Lory Ankiel and Brijet Whitney Create The Athletes Guide

On July 31, 2010, Rick Ankiel received a call that just about every Major League player knows he will get in his career but never expects. He was informed that he had been traded from the Kansas City Royals to the Atlanta Braves, and he was to report the following day in Atlanta. Fans across the country see these types of transactions every day, but they never see what happens next to the player’s family.

“I was newly pregnant at the time,” Rick’s wife Lory Ankiel recalls. “I think I was only 12 weeks pregnant, so I was sick all of the time. Rick had to report the next day, so I had to call in reinforcements to help me. We had to pack everything up, ship the cars and get everything to Atlanta. Meanwhile, I had no idea where we were going to live. We have two big dogs—a Rottweiler and a Siberian Huskie. Is someone going to allow us to move in with the dogs? We don’t even have a realtor. That’s when I realized that there had to be more than just an email between wives to make this transition work.”

Brijet Whitney, wife of hockey star Ray Whitney experienced a similar upheaval during Ray’s career. “Ray was only traded once in his 23-year NHL career,” Brijet says. “And it was the one year I didn’t think there was a chance he would get traded because he was injured.”

Finding themselves needing to relocate their families, find places to live, new doctors, new schools, new everything, both Lory and Brijet couldn’t believe there wasn’t any service in existence that could help athletes find their bearings in a new city. That’s why they joined forces to create The Athletes Guide for professional athletes and their families, so they could adjust as rapidly as possible in a professional sports world where changing uniforms and cities is more common than ever before. “We had both been working on something separately,” Brijet says. “Once we connected, it made perfect sense to join forces.”

The Athletes Guide aims to help athletes and their families have a reference guide for a new city without having to rely on a team to provide the services they need. “I wanted people to be able to dial in right away and feel comfortable that you could find a good realtor, a quality school for your children, a doctor if you’re pregnant, without having any issues,” Lory says. “Baseball players move so much. It’s so easy for things to go off course. When Rick was in Houston with the Astros, we messed up with our apartment and couldn’t get out of the rent when he ended up going to the New York Mets. So we had our mortgage for our house, and we were paying rents in Houston and New York. But what if a player moving to Houston could rent our place instead?”

The Athletes Guide app is password protected for professional athletes and their families, provides information to help people make the transition in cities around the country.  It covers the cities for pro sports teams and athletes in Major League Baseball, the NHL, NFL, NBA, MLS and even the PGA.

“It’s such a unique lifestyle,” Lory says. “The husbands know each other because the play against each other. They see one another at the stadium. But the wives often don’t know each other at all. I wanted to create something for the wives, so it’s not such a huge traumatic transition for families and kids. You create a nice network of people, so that you can reach out and get the information you need.”

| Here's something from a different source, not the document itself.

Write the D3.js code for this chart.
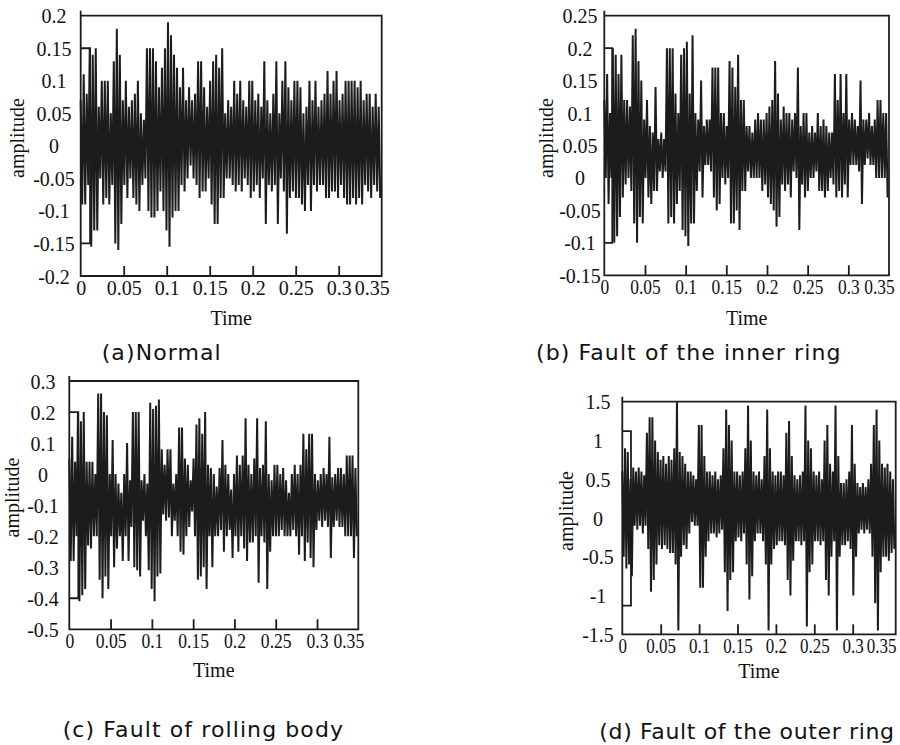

“We had been keeping a lot of this information all along,” Brijet adds. “Different wives on different teams in different cities would keep notes on a lot of the things we include in the guide. What we’ve done is connected all of these things to make it more useful and accessible for everyone.”

“In talking to my friends, the need is there in every sport,” Lory says. “The best part about it is that everything on the site is recommended by families who have used the services. Not a single thing is recommended because I put it there. The information you are receiving is from people who have been in the same situation that you find yourself in.”